Pendahuluan
Saya menulis artikel ini untuk mengenang peristiwa tahun 1992 yang secara pribadi saya anggap luar biasa bagi karier kepenulisan saya di Media. Meskipun sebagai Ketua Redaksi tahun 1992, saya hanya menerbitkan 1 kali terbitan saja. Tetapi tidak sembarang penulis muda tingkatan SMA dapat duduk di meja Ketua Redaksi sebuah Buletin yang cukup tua.
Jika saya mengingat kembali peristiwa itu, saya merasa heran sendiri karena saya melakukan sebuah pekerjaan yang tidak biasa untuk remaja seusia saya. Saat itu, saya berusia 19 tahun, masih berusia remaja dan masih duduk di bangku pendidikan SMA kelas II. Sejarah Indonesia saat itu masih mencatat kejayaan Orde Baru di bawah kepemimpinan Presiden Soeharto.
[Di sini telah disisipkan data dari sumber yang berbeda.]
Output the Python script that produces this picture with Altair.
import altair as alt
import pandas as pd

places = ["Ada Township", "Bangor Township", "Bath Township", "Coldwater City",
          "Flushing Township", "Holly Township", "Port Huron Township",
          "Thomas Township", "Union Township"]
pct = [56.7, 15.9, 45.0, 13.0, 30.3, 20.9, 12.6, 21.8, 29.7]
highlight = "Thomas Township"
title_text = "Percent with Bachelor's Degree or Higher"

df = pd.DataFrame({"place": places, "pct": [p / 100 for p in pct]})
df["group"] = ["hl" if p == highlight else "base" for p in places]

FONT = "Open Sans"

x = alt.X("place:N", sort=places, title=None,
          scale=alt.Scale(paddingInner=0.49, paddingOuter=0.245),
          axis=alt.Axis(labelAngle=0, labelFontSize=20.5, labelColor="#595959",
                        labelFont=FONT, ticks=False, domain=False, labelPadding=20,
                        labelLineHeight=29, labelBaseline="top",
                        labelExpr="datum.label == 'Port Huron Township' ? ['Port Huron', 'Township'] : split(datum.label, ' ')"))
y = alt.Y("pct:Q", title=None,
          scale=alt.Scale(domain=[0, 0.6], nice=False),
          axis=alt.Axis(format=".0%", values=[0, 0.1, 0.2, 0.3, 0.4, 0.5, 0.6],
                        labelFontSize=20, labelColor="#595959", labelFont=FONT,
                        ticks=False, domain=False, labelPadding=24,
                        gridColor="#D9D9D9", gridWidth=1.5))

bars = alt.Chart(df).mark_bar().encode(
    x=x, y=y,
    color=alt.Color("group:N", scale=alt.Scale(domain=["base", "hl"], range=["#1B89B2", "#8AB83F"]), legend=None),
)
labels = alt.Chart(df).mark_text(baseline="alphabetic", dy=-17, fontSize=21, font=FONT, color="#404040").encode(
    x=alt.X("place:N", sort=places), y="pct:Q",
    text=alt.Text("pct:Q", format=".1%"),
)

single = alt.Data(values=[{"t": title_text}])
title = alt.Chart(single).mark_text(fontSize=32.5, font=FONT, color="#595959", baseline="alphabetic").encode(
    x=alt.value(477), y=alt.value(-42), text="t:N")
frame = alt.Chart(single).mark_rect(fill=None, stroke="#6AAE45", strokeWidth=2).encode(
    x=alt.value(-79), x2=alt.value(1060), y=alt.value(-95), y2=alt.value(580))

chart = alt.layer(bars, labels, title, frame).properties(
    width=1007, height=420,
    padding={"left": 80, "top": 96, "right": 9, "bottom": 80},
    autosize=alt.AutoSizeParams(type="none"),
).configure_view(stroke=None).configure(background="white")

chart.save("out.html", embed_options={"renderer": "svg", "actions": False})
Sistem pendidikan di SMA saat itu berbeda dengan saat ini. Setiap SMA bermutu apalagi SMA Seminari Lalian masih memiliki sebuah Media Buletin sekolah yang memiliki nilai jual cukup tinggi. Para siswa SMA Kelas III masih menulis tugas akhir berupa sebuah paper ilmiah sebelum mereka mengikuti Ujian akhir. Jadi menulis karangan ilmiah bukan merupakan minat lagi, tetapi sebuah kewajiban bagi seorang pelajar SMA.
Tahun 1992, Rezim Soeharto Masih Berkuasa
Jika saya mengingat aktivitas-akivitas saya di Sol Oriens, saya agaknya kurang percaya bahwa rezim Soeharto sangat keras terhadap Media-Media di zaman saya masih SMA. Jika hal itu terjadi, kami di SMA Seminari Lalian tidak merasakan hal itu. Soalnya SMA Seminari Lalian adalah lembaga pendidikan kesayangan gereja Katolik Keuskupan Atambua. Jadi kami berada di jantung Keuskupan Atambua.
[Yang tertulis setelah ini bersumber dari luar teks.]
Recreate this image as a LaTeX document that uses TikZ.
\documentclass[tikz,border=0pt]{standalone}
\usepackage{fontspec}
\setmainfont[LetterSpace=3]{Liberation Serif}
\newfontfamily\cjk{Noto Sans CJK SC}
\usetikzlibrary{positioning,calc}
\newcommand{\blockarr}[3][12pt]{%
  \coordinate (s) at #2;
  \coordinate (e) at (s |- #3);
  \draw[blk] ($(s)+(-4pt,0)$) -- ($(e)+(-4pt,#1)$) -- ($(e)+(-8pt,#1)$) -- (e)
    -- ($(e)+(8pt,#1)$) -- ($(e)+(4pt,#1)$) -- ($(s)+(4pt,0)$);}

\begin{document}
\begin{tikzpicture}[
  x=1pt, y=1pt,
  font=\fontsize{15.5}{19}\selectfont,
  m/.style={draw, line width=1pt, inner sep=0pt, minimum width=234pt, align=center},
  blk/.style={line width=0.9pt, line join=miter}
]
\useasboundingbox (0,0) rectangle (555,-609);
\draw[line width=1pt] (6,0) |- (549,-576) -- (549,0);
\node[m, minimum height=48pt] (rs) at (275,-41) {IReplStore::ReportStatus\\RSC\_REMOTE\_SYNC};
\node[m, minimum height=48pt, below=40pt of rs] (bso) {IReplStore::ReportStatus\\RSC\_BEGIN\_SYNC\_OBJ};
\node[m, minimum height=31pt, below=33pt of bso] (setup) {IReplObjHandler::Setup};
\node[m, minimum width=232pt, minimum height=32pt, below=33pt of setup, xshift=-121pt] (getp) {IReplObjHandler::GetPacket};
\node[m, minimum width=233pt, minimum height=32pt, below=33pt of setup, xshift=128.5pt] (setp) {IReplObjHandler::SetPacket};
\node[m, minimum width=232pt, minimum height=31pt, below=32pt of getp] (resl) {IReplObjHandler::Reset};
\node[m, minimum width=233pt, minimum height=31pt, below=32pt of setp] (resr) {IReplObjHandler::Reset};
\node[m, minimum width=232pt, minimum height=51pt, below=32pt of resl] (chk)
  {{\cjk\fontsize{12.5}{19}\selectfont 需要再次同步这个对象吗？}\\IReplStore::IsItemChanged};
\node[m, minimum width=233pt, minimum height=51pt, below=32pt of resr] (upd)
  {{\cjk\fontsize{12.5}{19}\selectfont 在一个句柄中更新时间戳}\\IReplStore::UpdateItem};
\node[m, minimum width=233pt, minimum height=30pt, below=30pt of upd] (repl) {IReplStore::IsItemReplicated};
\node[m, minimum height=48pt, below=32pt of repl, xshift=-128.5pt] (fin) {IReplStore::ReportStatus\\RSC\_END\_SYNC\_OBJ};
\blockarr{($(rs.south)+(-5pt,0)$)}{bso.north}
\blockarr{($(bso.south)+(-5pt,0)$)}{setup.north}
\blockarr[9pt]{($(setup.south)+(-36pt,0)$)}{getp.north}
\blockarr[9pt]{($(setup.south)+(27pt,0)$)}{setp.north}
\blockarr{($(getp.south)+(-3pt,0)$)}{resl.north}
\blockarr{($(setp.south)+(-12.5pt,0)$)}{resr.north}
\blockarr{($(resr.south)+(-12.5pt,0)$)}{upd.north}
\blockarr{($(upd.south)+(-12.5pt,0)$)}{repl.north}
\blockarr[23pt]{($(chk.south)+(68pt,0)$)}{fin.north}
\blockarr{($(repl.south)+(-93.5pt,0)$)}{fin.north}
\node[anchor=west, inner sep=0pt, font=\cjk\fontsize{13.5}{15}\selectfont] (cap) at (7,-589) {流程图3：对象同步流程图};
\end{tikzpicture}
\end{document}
Di Sol Oriens kami bukan hanya menulis tentang masalah-,masalah gereja, tetapi kami juga menulis tentang demokrasi, kenakalan remaja, dll. Malahan banyak penulis menuliskan tentang social politik.
Di kelas saya, belum ada teman-teman kelas saya dari Timor-Timur yang menyumbang karangan. Di Sol Oriens, kami mengenal Antonio Chamnahas, yang pada waktu itu cukup rajin menulis. Dia berasal dari Padiae, Oecuse. Oecusi terletak di sebuah enclave milik Timor-Timur, jadi namanya kurang popular.
Mengapa teman-teman kelas saya dari Timor-Timur tidak menulis di Media Sol Oriens? Saya tahu alasannya. Suatu siang, Inocio Marques da Costa (salah satu teman kelasku yang berasal dari Timor-Timur) pernah mengatakan kepada saya di kelas (waktu itu kami berdekatan bangku), bahwa negerinya diserbu oleh Indonesia.
Inocio Marques da Costa menunjukkan kertas-kertas berisi slogan-slogan perjuangan Fretelin. “Indonesia menginvasi Timor-Timur”, kata Inocio da Costa kepada saya di kelas dengan sangat sedih. Jadi saya memahami bahwa pengajaran sejarah dan nilai-nilai ketatanegaraan yang dia terima dalam pelajaran masih belum dia terima baik. Sehingga cukup sulit para siswa asal Timor-Timur menulis artikel tentang demokrasi dan artikel sosial politik di Sol Oriens.